# Step 1: "Select" (Selecting & Uploading your datasets)

Now that you are ready to import your two compatible datasets in MILO-ML, the next several sections will take you step by step through MILO-ML’s simple 4 step approach which ultimately will give rise to your ML model(s).

As noted earlier, first comes the "Select" step which allows you to easily upload your 2 required datasets followed by you picking your binary target of interest (e.g., "Cancer" as shown in the sample dataset provided). Hence, in this first step of the 4-step process, you select and upload the 2 required datasets ("Training-Cancer.csv" and "Generalization-Test-set-Cancer.csv"), similar to what is being shown below within MILO-ML’s "1-Select" page. If this is your first-time using MILO-ML, please use these datasets as you follow along the remainder of this guide. Note: the files listed in the image may have a different label as the files you are uploading but the concept is the same.

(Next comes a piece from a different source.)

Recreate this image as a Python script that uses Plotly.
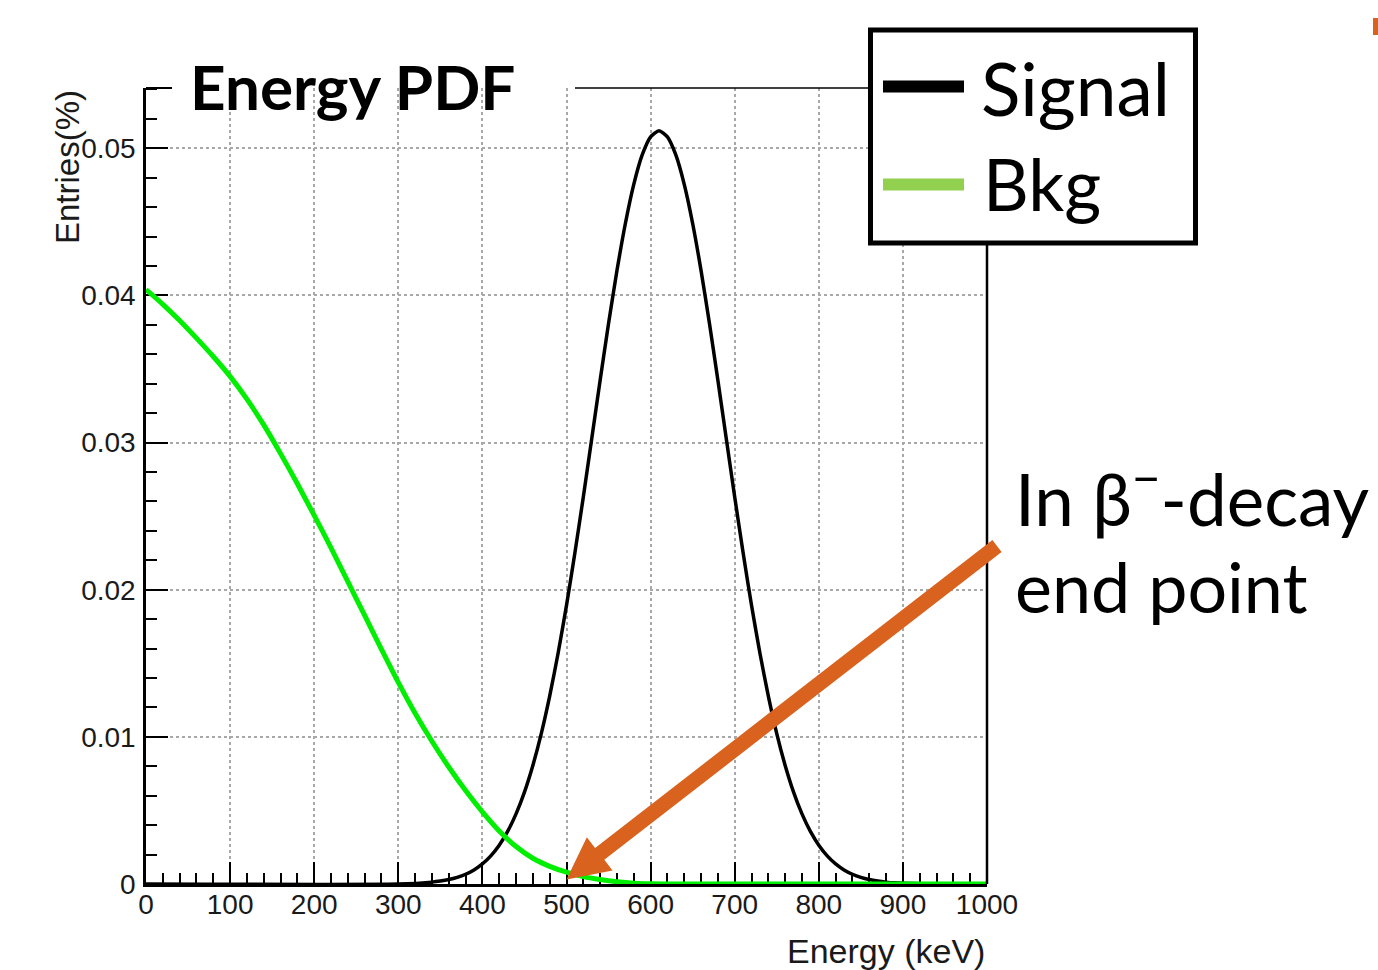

Selecting Data Selecting Data Selecting Data Selecting Data

After selecting your two csv datasets, you will then need to select your target column name (e.g., "Cancer" if using the sample datasets provided) which needs to be a binary target (i.e., 0s representing your negative cases and 1s for your positive cases). For more details on this subject, please see the "Defining the model target" section above.

Selecting Data Selecting Data Selecting Data Selecting Data

# Select previously uploaded dataset

The previous section was focused on how to upload your "new" datasets (not previously uploaded in MILO-ML) within the platform. This section specifically deals with previously uploaded datasets within MILO-ML. If you have previously uploaded a dataset, you do not need to upload it again for additional searches. You may select these prior uploaded datasets by clicking the "Previously Uploaded Datasets" button on the MILO-ML homepage as shown in the image below.

Previous Dataset

After clicking the "Previously Uploaded Datasets" button (located under the "Next" button), you will be presented with a window to select the prior dataset of your choosing (see image below).

Previous Dataset

Now that you have uploaded the two required datasets within MILO-ML and have selected the appropriate binary target (e.g. Cancer, etc.), you are now ready to click the "Next" button and move to the "2-Explore" page which allows you to get a better sense of what has been ingested into MILO-ML before any of the ML steps have been initiated.

# Evaluation of data completeness

Feature Engineering

When exporting data in bulk, often times you will find gaps for some rows in various columns and those values may be represented in various ways. Gaps can be blank, NaN, Null, or other representations. Notably, MILO-ML will remove such rows which do not contain 100% of the column’s numerical data. The number of rows removed versus used will be visible after uploading the dataset and discussed in a later chapter. Obviously, for datasets with increased number of missing data, MILO-ML’s removal of the rows with missing data could sometimes markedly limit the final number of usable data within MILO-ML. This can sometimes alter the results in light of the much smaller dataset created and used within MILO-ML. To minimize the number of rows (i.e., cases) removed by MILO-ML’s automated approach, we recommend the user to first self-evaluate the datasets to minimize the removal of such rows/cases. This can sometimes be easily achieved by removing certain columns (instead of rows) that appear to be missing a great deal of the data. Hence, removal of such columns (when deemed appropriate by the user) can markedly minimize the removal of rows/cases by MILO-ML and allow for a greater number of cases to be evaluated by MILO-ML’s automated platform with minimal impact on the final dataset size.

WARNING

Some datasets may have other invalid values such as numerical representations (e.g. -1 instead of 1, when the user did not intend to use a negative value, etc.) and these cases will not be removed by MILO-ML and must be handled prior to upload.